Canvas was being dragged far from its core strengths.
To make matters worse, the fools who designed the new electrics thought it would be "funny" to make the F-holes actually a lower-case "f".
If the company name had begun with an "F," this
might be acceptable... on
one model
-- you know, if it'd been Framus or even First Act,
that would have been amusing. But when you are trying to wedge your product into a crowded market, "funny" might get you some initial attention... then the joke wears off and you've gained no ground at all.
Here is
a final catalogue of the brand.
I happened to see a Canvas ad, unaware of their recent demise. I went to their site and was immediately charmed by a bright-yellow CSD-70 -- the only "short ear" I've found attractive, in part thanks to its audaciousness -- and soon bought a black CSD-70; nobody wanted 'em so I paid less than $200 all-in. Here's a photo of a yellow 2009 that went out a few years ago for a mere $199 + 59; yes, it's bound in black, front-and-back. (The tortie pickplate seems an intentional sly wink.)

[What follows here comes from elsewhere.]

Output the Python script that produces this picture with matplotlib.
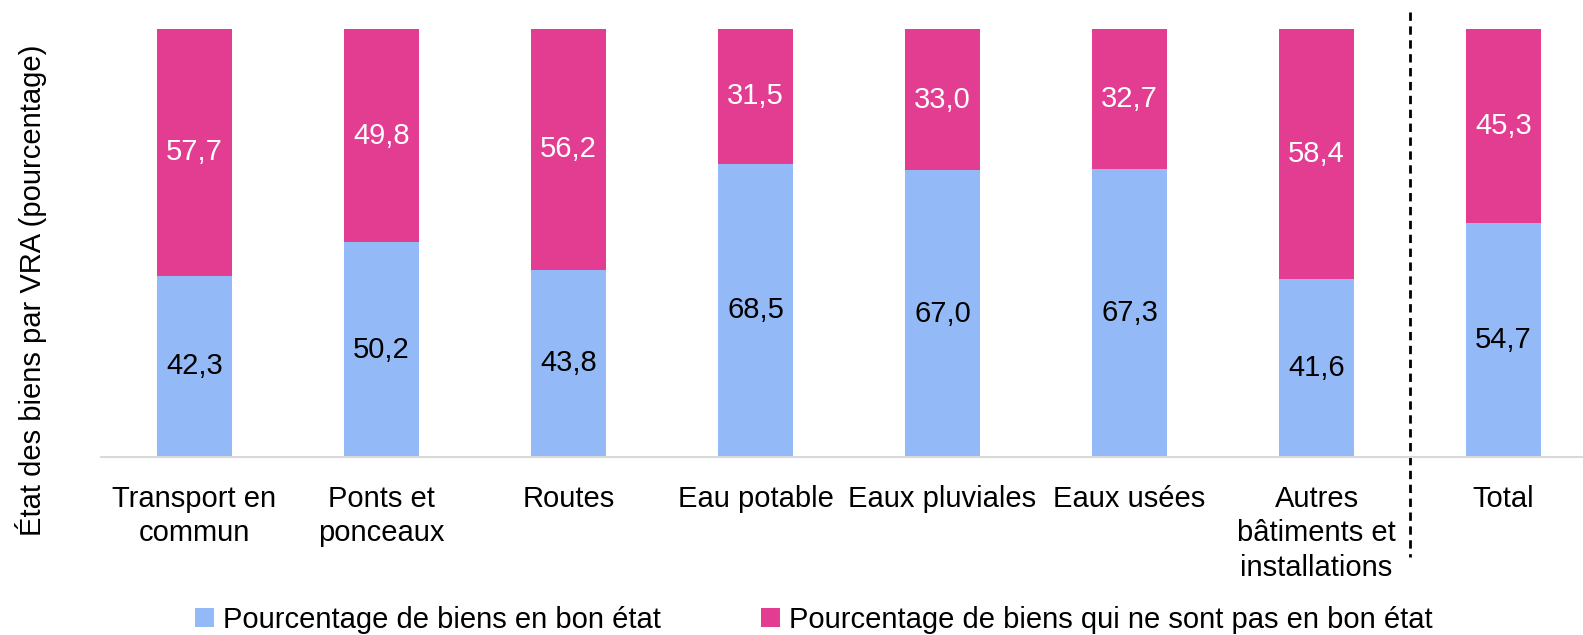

That tipped me off to another bad sign: encouraging in-house confusion. My CSD-70's engraved trussrod cover clearly says it's a CSAD. I see an obvious CSC-50 on Reverb.com that calls itself a CSAR. As the website is no longer recoverable, I can't figure what happened here, but it's to no apparent good end.
The end is much less interesting than the journey. There was Canvas Guitars, being pulled in opposing directions -- take time to build a solid base, or go for the big splash with NAMM and SxSW and pray for a big-name endorsement before the cash runs out -- neither of which looked promising. Sejung decided that their core strength was in producing guitars for other companies, and returned to that mission.